Roberts et al. [5] obtained in 400 eyes, MAE ± SD (MedAE was not included) values of 0.32 ± 0.27 D for Holladay 2, 0.32 ± 0.24 D for Hill-RBF, and best values of 0.30 ± 0.24 D for Barrett Universal II. Haigis was not included. We obtained similar MAE ± SD values for Barrett Universal II (0.29 ± 0.38) and also a similar percentage of eyes in the range ±0.50 D, 82.69% compared with 81% in the study by Roberts et al. [5]. The new Karmona method offered better MAE ± SD and higher percentages of eyes in the ranges ±0.25 D, ±0.50 D, and ±1.00 D.

If we compare our data with those reported by Cooke et al. [2], who examined the accuracy of 9 formulas in 1079 eyes and obtained MAE ± SD (MedAE) of 0.33 ± 0.42 (0.29), 0.32 ± 0.40 (0.27), and 0.31 ± 0.39 (0.26), and percentages of 79.30%, 79.80%, and 80.60% in the range ±0.50 D for Holladay 2, Haigis, and Barrett Universal II, respectively, again Karmona emerged as the more accurate IOL power calculation method.

Study limitations

Our sample of 260 eyes was split 80 : 20. Eighty percent of eyes were used for model training and 20% for validation or testing. Therefore, the final model obtained was based on data for 208 eyes and the external validation sample used for comparison with the rest of the formulas consisted of a small random dataset derived from 52 eyes. For our whole study sample, AXL was above 25.00 mm (25.00–28.67) in 35 eyes, below 22.00 mm (19.33–22.00) in 31 eyes, and between 22.00 and 25 mm (normal) in the remaining 194 eyes.

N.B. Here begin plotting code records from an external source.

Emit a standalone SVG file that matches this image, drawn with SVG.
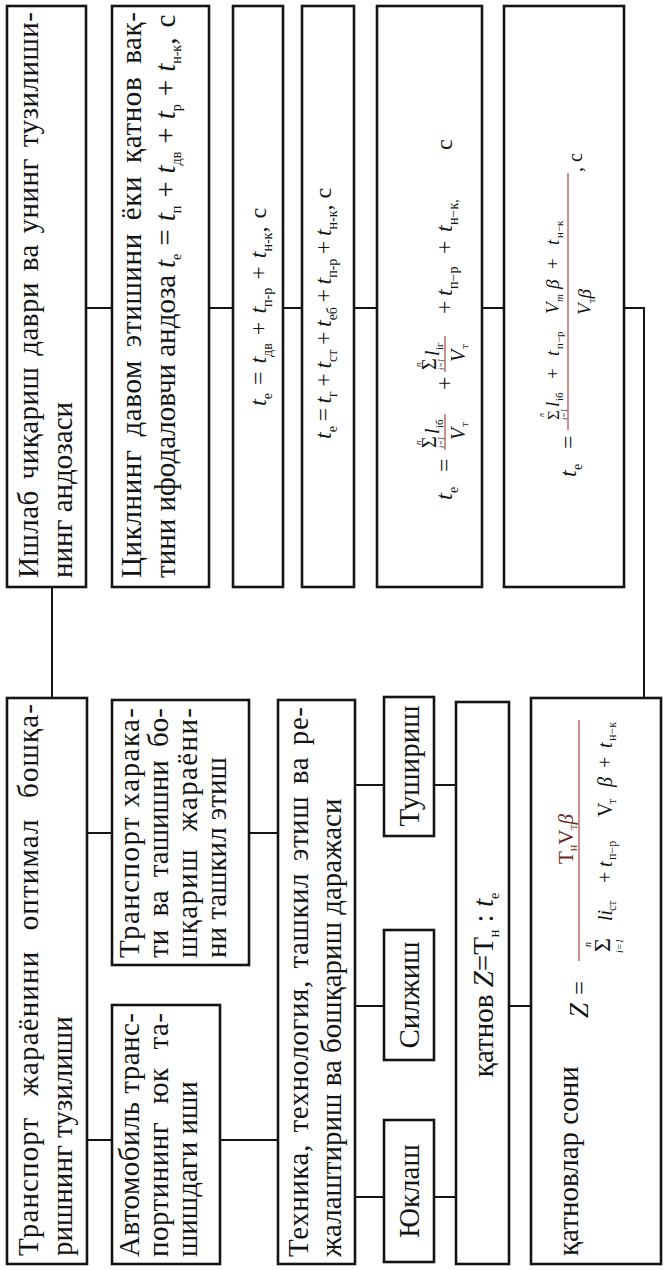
<svg xmlns="http://www.w3.org/2000/svg" width="664" height="1270" viewBox="0 0 664 1270">
<style>
.bx{fill:#fff;stroke:#141414;stroke-width:2.6}
.ln{stroke:#141414;stroke-width:2;fill:none}
.fr{stroke:#b5534c;stroke-width:1.3}
.t{font-family:"Liberation Serif","Times New Roman",serif;font-size:29px;fill:#141414}
.f{font-family:"Liberation Serif","Times New Roman",serif;font-size:24px;fill:#141414}
.i{font-style:italic}
.s{font-size:14px}
.rd{fill:#6b2a22}
</style>
<rect width="664" height="1270" fill="#fff"/>
<g id="connectors">
<path class="ln" d="M86 308H112M209 308H233M283 308H302M354 308H377M482 308H504M624 308H644V698"/>
<path class="ln" d="M52 587V698"/>
<path class="ln" d="M87 833H112M249 833H278M87 1140H112M220 1140H278"/>
<path class="ln" d="M355 785H384M434 785H456M355 1006H384M355 1197H384M434 1197H456M509 1006H531"/>
</g>
<g id="n-ishlab">
<rect class="bx" x="7" y="6" width="79" height="581"/>
<text class="t" transform="translate(38,578) rotate(-90)" word-spacing="3" textLength="566" lengthAdjust="spacing">Ишлаб чиқариш даври ва унинг тузилиши-</text>
<text class="t" transform="translate(72,578) rotate(-90)">нинг андозаси</text>
</g>
<g id="n-sikl">
<rect class="bx" x="112" y="6" width="97" height="581"/>
<text class="t" transform="translate(141,578) rotate(-90)" word-spacing="5" textLength="566" lengthAdjust="spacing">Циклнинг давом этишини ёки қатнов вақ-</text>
<text class="t" transform="translate(175,578) rotate(-90)">тини ифодаловчи андоза</text>
<text class="t" font-size="26" transform="translate(175,268) rotate(-90)"><tspan class="i">t</tspan><tspan class="s" dy="6">е</tspan><tspan dy="-6" dx="8">=</tspan><tspan class="i" dx="8">t</tspan><tspan class="s" dy="6">п</tspan><tspan dy="-6" dx="8">+</tspan><tspan class="i" dx="8">t</tspan><tspan class="s" dy="6">дв</tspan><tspan dy="-6" dx="8">+</tspan><tspan class="i" dx="8">t</tspan><tspan class="s" dy="6">р</tspan><tspan dy="-6" dx="8">+</tspan><tspan class="i" dx="8">t</tspan><tspan class="s" dy="6">н-к</tspan><tspan dy="-6">,</tspan><tspan dx="10">с</tspan></text>
</g>
<g id="n-f1">
<rect class="bx" x="233" y="6" width="50" height="581"/>
<text class="f" transform="translate(266,406) rotate(-90)"><tspan class="i">t</tspan><tspan class="s" dy="6">е</tspan><tspan dy="-6" dx="8">=</tspan><tspan class="i" dx="8">t</tspan><tspan class="s" dy="6">дв</tspan><tspan dy="-6" dx="8">+</tspan><tspan class="i" dx="8">t</tspan><tspan class="s" dy="6">п-р</tspan><tspan dy="-6" dx="8">+</tspan><tspan class="i" dx="8">t</tspan><tspan class="s" dy="6">н-к</tspan><tspan dy="-6">,</tspan><tspan dx="8">с</tspan></text>
</g>
<g id="n-f2">
<rect class="bx" x="302" y="6" width="52" height="581"/>
<text class="f" transform="translate(331,439) rotate(-90)"><tspan class="i">t</tspan><tspan class="s" dy="6">е</tspan><tspan dy="-6" dx="4.5">=</tspan><tspan class="i" dx="4.5">t</tspan><tspan class="s" dy="6">г</tspan><tspan dy="-6" dx="4.5">+</tspan><tspan class="i" dx="4.5">t</tspan><tspan class="s" dy="6">ст</tspan><tspan dy="-6" dx="4.5">+</tspan><tspan class="i" dx="4.5">t</tspan><tspan class="s" dy="6">еб</tspan><tspan dy="-6" dx="4.5">+</tspan><tspan class="i" dx="4.5">t</tspan><tspan class="s" dy="6">п-р</tspan><tspan dy="-6" dx="4.5">+</tspan><tspan class="i" dx="4.5">t</tspan><tspan class="s" dy="6">н-к</tspan><tspan dy="-6">,</tspan><tspan dx="6">с</tspan></text>
</g>
<g id="n-f3">
<rect class="bx" x="377" y="6" width="105" height="581"/>
<g class="f" transform="translate(452,500) rotate(-90)">
<text x="0" y="0" class="i">t</text><text x="7" y="6" class="s">е</text>
<text x="28" y="0">=</text>
<line class="fr" x1="50" y1="-7" x2="86" y2="-7"/>
<text x="52" y="-16" font-size="20">Σ</text><text x="55" y="-31" font-size="9" class="i">n</text><text x="52" y="-8.5" font-size="8" class="i">i=1</text>
<text x="66" y="-13" class="i" font-size="20">l</text><text x="72" y="-9" font-size="11">iб</text>
<text x="60" y="13" class="i" font-size="20">V</text><text x="73" y="16" font-size="11">т</text>
<text x="110" y="0">+</text>
<line class="fr" x1="128" y1="-7" x2="164" y2="-7"/>
<text x="130" y="-16" font-size="20">Σ</text><text x="133" y="-31" font-size="9" class="i">n</text><text x="130" y="-8.5" font-size="8" class="i">i=1</text>
<text x="144" y="-13" class="i" font-size="20">l</text><text x="150" y="-9" font-size="11">iг</text>
<text x="138" y="13" class="i" font-size="20">V</text><text x="151" y="16" font-size="11">т</text>
<text x="186" y="0">+</text>
<text x="204" y="0" class="i">t</text><text x="211" y="6" class="s">п−р</text>
<text x="246" y="0">+</text>
<text x="268" y="0" class="i">t</text><text x="275" y="6" class="s">н−к,</text>
<text x="350" y="0">с</text>
</g>
</g>
<g id="n-f4">
<rect class="bx" x="504" y="6" width="120" height="581"/>
<g class="f" transform="translate(576,477) rotate(-90)">
<text x="0" y="0" class="i">t</text><text x="7" y="6" class="s">е</text>
<text x="28" y="0">=</text>
<line class="fr" x1="47" y1="-8" x2="304" y2="-8"/>
<text x="57" y="-17" font-size="17">Σ</text><text x="60" y="-32" font-size="8" class="i">n</text><text x="57" y="-9.5" font-size="8" class="i">i=1</text>
<text x="70" y="-17" class="i" font-size="19">l</text><text x="76" y="-13" font-size="11">iб</text>
<text x="98" y="-17" font-size="19">+</text>
<text x="121" y="-17" class="i" font-size="19">t</text><text x="128" y="-13" font-size="11">п−р</text>
<text x="163" y="-17" class="i" font-size="19">V</text><text x="175" y="-13" font-size="11" class="i">т</text>
<text x="188" y="-17" class="i" font-size="19">β</text>
<text x="208" y="-17" font-size="19">+</text>
<text x="232" y="-17" class="i" font-size="19">t</text><text x="239" y="-13" font-size="11">н−к</text>
<text x="175" y="15" font-size="19" text-anchor="middle"><tspan class="i">V</tspan><tspan font-size="11" dy="4">т</tspan><tspan class="i" dy="-4">β</tspan></text>
<text x="305" y="6" font-size="20">, с</text>
</g>
</g>
<g id="n-transport">
<rect class="bx" x="7" y="698" width="80" height="566"/>
<text class="t" transform="translate(38,1256) rotate(-90)" word-spacing="12" textLength="552" lengthAdjust="spacing">Транспорт жараёнини оптимал бошқа-</text>
<text class="t" transform="translate(72,1256) rotate(-90)">ришнинг тузилиши</text>
</g>
<g id="n-harakat">
<rect class="bx" x="112" y="700" width="137" height="265"/>
<text class="t" font-size="28" transform="translate(139,958) rotate(-90)" textLength="250" lengthAdjust="spacing">Транспорт харака-</text>
<text class="t" font-size="28" transform="translate(168,958) rotate(-90)" word-spacing="6" textLength="250" lengthAdjust="spacing">ти ва ташишни бо-</text>
<text class="t" font-size="28" transform="translate(197,958) rotate(-90)" word-spacing="8" textLength="250" lengthAdjust="spacing">шқариш жараёни-</text>
<text class="t" font-size="28" transform="translate(226,958) rotate(-90)">ни ташкил этиш</text>
</g>
<g id="n-avto">
<rect class="bx" x="112" y="1005" width="108" height="259"/>
<text class="t" font-size="28" transform="translate(139,1257) rotate(-90)" textLength="244" lengthAdjust="spacing">Автомобиль транс-</text>
<text class="t" font-size="28" transform="translate(168,1257) rotate(-90)" word-spacing="10" textLength="244" lengthAdjust="spacing">портининг юк та-</text>
<text class="t" font-size="28" transform="translate(197,1257) rotate(-90)">шишдаги иши</text>
</g>
<g id="n-texnika">
<rect class="bx" x="278" y="700" width="77" height="564"/>
<text class="t" transform="translate(308,1257) rotate(-90)" word-spacing="4" textLength="550" lengthAdjust="spacing">Техника, технология, ташкил этиш ва ре-</text>
<text class="t" transform="translate(341,1257) rotate(-90)">жалаштириш ва бошқариш даражаси</text>
</g>
<g id="n-tushirish">
<rect class="bx" x="384" y="697" width="50" height="139"/>
<text class="t" text-anchor="middle" transform="translate(419,766) rotate(-90)">Тушириш</text>
</g>
<g id="n-siljish">
<rect class="bx" x="384" y="930" width="50" height="130"/>
<text class="t" text-anchor="middle" transform="translate(419,995) rotate(-90)">Силжиш</text>
</g>
<g id="n-yuklash">
<rect class="bx" x="384" y="1120" width="50" height="142"/>
<text class="t" text-anchor="middle" transform="translate(419,1191) rotate(-90)">Юклаш</text>
</g>
<g id="n-qatnov">
<rect class="bx" x="456" y="702" width="53" height="562"/>
<text class="t" text-anchor="middle" transform="translate(493,985) rotate(-90)">қатнов <tspan class="i">Z</tspan>=T<tspan class="s" dy="6">н</tspan><tspan dy="-6"> : </tspan><tspan class="i">t</tspan><tspan class="s" dy="6">е</tspan></text>
</g>
<g id="n-qatnovlar">
<rect class="bx" x="531" y="698" width="130" height="566"/>
<text class="t" transform="translate(578,1256) rotate(-90)">қатновлар сони</text>
<g class="f" transform="translate(588,1020) rotate(-90)">
<text x="2" y="0" class="i" font-size="27">Z</text>
<text x="25" y="0" font-size="25">=</text>
<line class="fr" x1="59" y1="-9" x2="300" y2="-9"/>
<text x="181" y="-15" font-size="21" text-anchor="middle" class="rd">T<tspan font-size="12" dy="4">н</tspan><tspan dy="-4">V</tspan><tspan font-size="12" dy="4">т</tspan><tspan class="i" dy="-4">β</tspan></text>
<text x="68" y="22" font-size="24">Σ</text><text x="73" y="3" font-size="10" class="i">n</text><text x="67" y="35" font-size="10" class="i">i=1</text>
<text x="99" y="24" class="i" font-size="20">li</text><text x="109" y="28" font-size="12">ст</text>
<text x="137" y="24" font-size="20">+</text>
<text x="153" y="24" class="i" font-size="20">t</text><text x="160" y="28" font-size="12">п−р</text>
<text x="203" y="24" font-size="20">V</text><text x="216" y="28" font-size="12">т</text>
<text x="233" y="24" class="i" font-size="20">β</text>
<text x="252" y="24" font-size="20">+</text>
<text x="272" y="24" class="i" font-size="20">t</text><text x="279" y="28" font-size="12">н−к</text>
</g>
</g>
</svg>
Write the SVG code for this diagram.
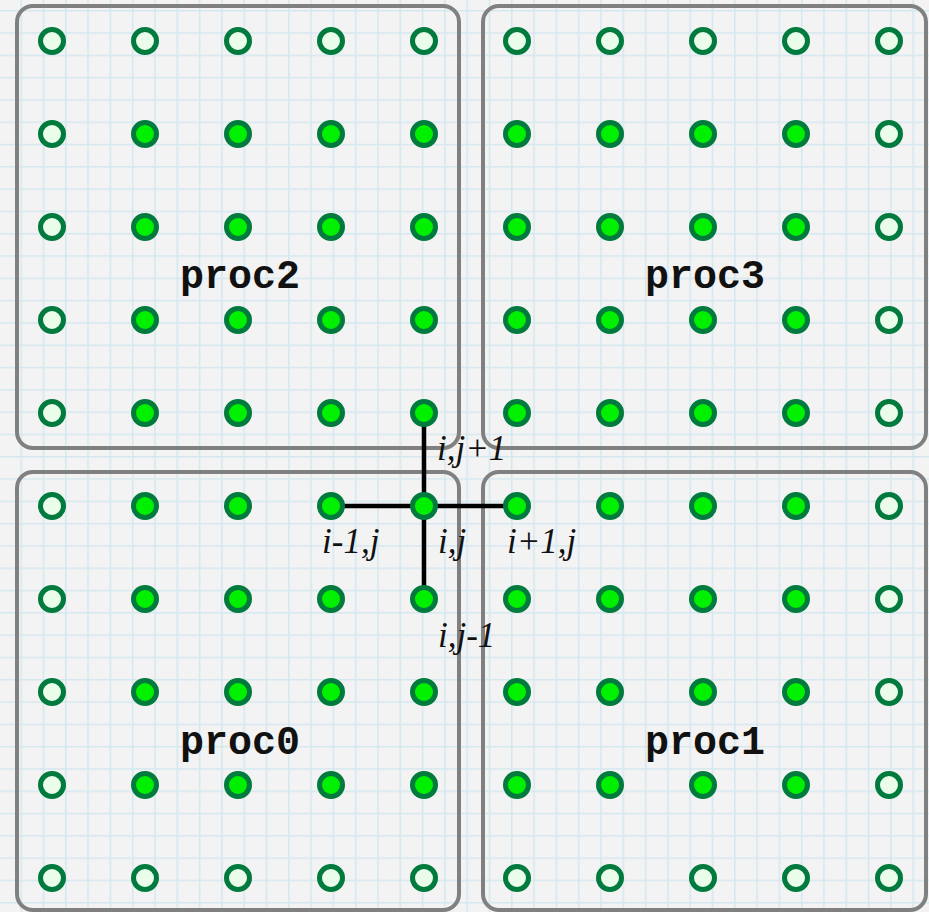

We are presently expanding the sample size of the model to enhance its prediction power.

Another limitation of our work is that we did not stratify the data by eye length. In future work, we will segment the population under study according to axial and keratometric characteristics to analyse the real potential of the proposed model.

In favor of the Karmona model, we could say that its performance was excellent despite the small dataset on which it was based. The addition of further data is likely to improve its accuracy even more. In addition, the high variation of data included in the model such as ten monofocal IOLs used is a strong point.

Conclusions

The Karmona model proposed here emerged as more accurate than the third-generation formula Haigis, the fourth generation Holladay 2 and Barrett Universal II, and the fifth-generation Hill-RBF. We are presently preparing an open source web site where an updated version of Karmona will be available in Shiny from RStudio [16].

Summary

What was known before

  • Intraocular lens power calculation methods and formulas.

What this study adds

  • To develop and assess a new intraocular lens power calculation method based on machine learning techniques.